Unlike unhappy families, which according to Tolstoy, are unhappy in their own ways, losing teams resemble one another, low morale, lack of motivation, disharmony in its ranks and poor leadership. Pakistan's ignominious defeat in the Hamilton Test in what was effectively two and half days has stunned the cricket public and this cricket public is entitled to some honest answers.

At the same time, the PCB must do some soulsearching. I don't think it should accept fingerpointing and lame excuses. The Pakistan team set up a world record for the number of injuries.

Wasim Akram, Saeed Anwar, Azhar Mahmood and Abdur Razzaq returned home while Mohammad Sami played the Christchurch Test match with a suspect groin and had to miss the Hamilton Test but worst of all, Yousuf Youhana had a sprained ankle before the start of the Hamilton Test match, took the injury with him into the match, aggravated the injury, as was to be expected, it could hardly have got better by playing, and his foot is in plaster and he is out of the reckoning for the Sharjah tournament.

Whose decision was it to play Yousuf Youhana? One must not forget that captain of the team, Moin Khan also ended up on the injured list and did not play the last Test match.

There has been speculation that some of these players feigned injuries. Why should they have wanted to do so? They are professional cricketers and they would have lost money. These players have been playing cricket all the year round unless they are supremely fit, they are bound to break down.

Sport is now a specialist discipline of medicine and a general practitioner is not good enough. In all international sports, there are professional fitness trainers who are specialists in sports medicine.

I hope Pakistan will see it fit to get one and he should be attached with the team on a full-time basis and he should have the final say - so on the fitness of a player. If he is not satisfied that a player is hundred per cent fit, that player should not be included in the team. It is patently absurd for a player to be carrying an injury into a match. It is foolhardy and a disservice to the team. It does not constitute gallantry above and beyond the call of duty.

The bogey of the senior players having a destabilising effect on the team has been raised many times. It has been used as a convenient excuse by tour managements. Inadvertently it is an admission of failure to exercise authority, either an unwillingness or an inability to do so.

There is also talk about a lack of communication between PCB and the touring team management. This too is absurd. What communication gap? Every player that the touring management wanted was given to it. The team that lost so ingloriously at Hamilton comprised mainly of the "young lions" and not of the trouble-making senior players who were thousands of miles away, in Pakistan.

Pakistan were shot out for 104 in the first innings and on the same wicket and under the same conditions, New Zealand made 407 for four declared and then in the second innings, Pakistan could muster only 118. The ball neither swung nor seamed extravagantly.
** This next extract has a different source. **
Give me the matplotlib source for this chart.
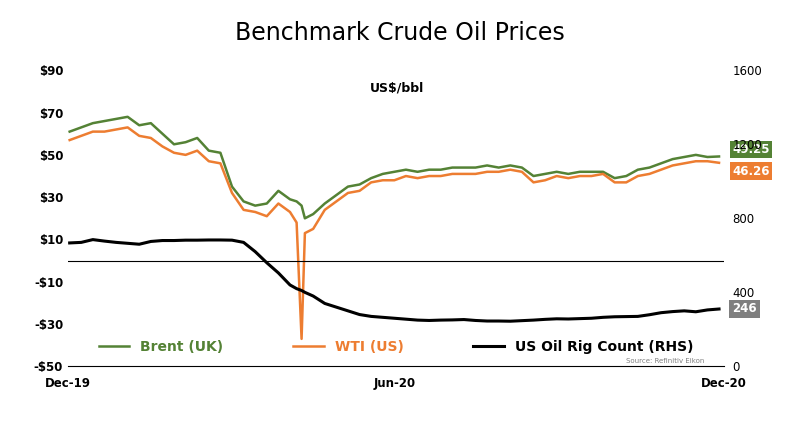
import matplotlib
matplotlib.use("Agg")
import matplotlib.pyplot as plt
import pandas as pd

dates = pd.to_datetime([
 "2019-12-02","2019-12-09","2019-12-16","2019-12-23","2019-12-30","2020-01-06","2020-01-13","2020-01-20","2020-01-27",
 "2020-02-03","2020-02-10","2020-02-17","2020-02-24","2020-03-02","2020-03-09","2020-03-16","2020-03-23","2020-03-30",
 "2020-04-06","2020-04-13","2020-04-17","2020-04-20","2020-04-22","2020-04-27","2020-05-04","2020-05-11","2020-05-18","2020-05-25",
 "2020-06-01","2020-06-08","2020-06-15","2020-06-22","2020-06-29","2020-07-06","2020-07-13","2020-07-20","2020-07-27",
 "2020-08-03","2020-08-10","2020-08-17","2020-08-24","2020-08-31","2020-09-07","2020-09-14","2020-09-21","2020-09-28",
 "2020-10-05","2020-10-12","2020-10-19","2020-10-26","2020-11-02","2020-11-09","2020-11-16","2020-11-23","2020-11-30",
 "2020-12-07","2020-12-14","2020-12-21","2020-12-28"])
brent = [61,63,65,66,67,68,64,65,60,55,56,58,52,51,35,28,26,27,33,29,28,26,20,22,27,31,35,36,39,41,42,43,42,43,43,44,44,
 44,45,44,45,44,40,41,42,41,42,42,42,39,40,43,44,46,48,49,50,49,49.25]
wti = [57,59,61,61,62,63,59,58,54,51,50,52,47,46,32,24,23,21,27,23,18,-37,13,15,24,28,32,33,37,38,38,40,39,40,40,41,41,
 41,42,42,43,42,37,38,40,39,40,40,41,37,37,40,41,43,45,46,47,47,46.26]
rigs = [667,670,685,677,670,665,660,675,680,680,682,682,683,683,682,670,620,560,505,440,420,410,400,380,340,320,300,280,
 270,265,260,255,250,248,250,251,253,248,245,245,244,247,250,254,257,256,258,260,265,268,269,270,279,290,296,300,295,305,310]

fig = plt.figure(figsize=(8,4.26), dpi=100)
ax = fig.add_axes([0.085, 0.14, 0.82, 0.695])
ax2 = ax.twinx()
ax.plot(dates, brent, color="#548235", lw=1.8, label="Brent (UK)")
ax.plot(dates, wti, color="#ED7D31", lw=1.8, label="WTI (US)")
ax2.plot(dates, rigs, color="black", lw=2.2, label="US Oil Rig Count (RHS)")
ax.set_ylim(-50,90); ax.set_yticks(range(-50,91,20))
ax.set_yticklabels([f"-${-v}" if v<0 else f"${v}" for v in range(-50,91,20)], fontweight="bold", fontsize=8.5)
ax2.set_ylim(0,1600); ax2.set_yticks(range(0,1601,400))
ax2.tick_params(labelsize=8.5, length=0, pad=6)
ax.tick_params(axis="y", length=0)
ax.tick_params(axis="x", length=0, pad=8)
xs = [pd.Timestamp("2019-12-01"), pd.Timestamp("2020-06-15"), pd.Timestamp("2020-12-31")]
ax.set_xlim(xs[0], xs[2])
ax.set_xticks(xs); ax.set_xticklabels(["Dec-19","Jun-20","Dec-20"], fontweight="bold", fontsize=8.5)
for a in (ax, ax2):
    for s in a.spines.values(): s.set_visible(False)
ax.spines["bottom"].set_visible(True)
ax.axhline(0, color="black", lw=0.8)
fig.suptitle("Benchmark Crude Oil Prices", y=0.95, fontsize=17)
ax.text(0.46, 0.93, "US$/bbl", transform=ax.transAxes, fontweight="bold", fontsize=9)
h1,l1 = ax.get_legend_handles_labels(); h2,l2 = ax2.get_legend_handles_labels()
leg = ax.legend(h1+h2, l1+l2, loc="lower center", bbox_to_anchor=(0.5,0.0), ncol=3, frameon=False,
                prop={"weight":"bold","size":10}, handlelength=2.2, columnspacing=5)
for t,c in zip(leg.get_texts(), ["#548235","#ED7D31","black"]): t.set_color(c)
ax.text(0.97, 0.01, "Source: Refinitiv Eikon", transform=ax.transAxes, fontsize=5, ha="right", color="gray")
for val,c,txt,off in [(brent[-1],"#548235","49.25",5),(wti[-1],"#ED7D31","46.26",-6)]:
    ax.annotate(txt, xy=(1.0, val), xycoords=("axes fraction","data"), xytext=(6, off), textcoords="offset points",
                va="center", ha="left", color="white", fontweight="bold", fontsize=8.5,
                bbox=dict(boxstyle="square,pad=0.2", fc=c, ec="none"))
ax2.annotate("246", xy=(1.0, rigs[-1]), xycoords=("axes fraction","data"), xytext=(6, 0), textcoords="offset points",
             va="center", ha="left", color="white", fontweight="bold", fontsize=8.5,
             bbox=dict(boxstyle="square,pad=0.25", fc="#7F7F7F", ec="none"))
fig.savefig("out.png")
The New Zealand bowlers stuck to line and length and kept the ball in "the corridor of uncertainty" outside the off stump and the Pakistan batsmen got themselves out. They showed an alarming ignorance of the basics. I don't think the Hamilton Test should be dismissed as a oneoff bad day. We need to go back to the drawing board.

The technical position (or bureaucratic position) is, as I write this, that India has not formally declined to play at Sharjah but since the CBFS could not wait indefinitely while the mandarins in New Delhi made up their mind. New Zealand has been invited to take India's place and New Zealand has accepted. Obviously, it's not the same thing as having India but at least the tournament will go on.

Hopefully both Pakistan and Sri Lanka will be at full strength, so there is plenty of good cricket in store for the Sharjah fans. I can't help feeling that India is the loser, particularly as they seem to have a resurgent team and obviously John Wright, their New Zealand coach, has made his presence felt, albeit, in a low key sort of way.

Winning the Test series was no fluke and as I write this, they are tied at 2-2 in the one-day series. Sachin Tendulkar has passed the 10,000 run mark in one-day cricket and Vangipurappu Laxman is showing that he is no flash in the pan and is just as comfortable in the limited overs version of the game as he is in Test cricket.

It is the form of Saurav Ganguly that must be of some concern. It can't be the cares of captaincy for the team is doing exceptionally well. Perhaps, he needs a little luck to get out of his lean patch. It is not often realised what part luck plays in getting a batsman back on track.

Tendulkar has left no one in any doubt that he is the world's best batsman. Perhaps, he needed to be spurred on and Laxman's double century at Kolkata might have just been the right tonic for him. Even the world's best cricketers are human. Anyway, my congratulations to Sachin and I am sure that he is not going to rest on his laurels.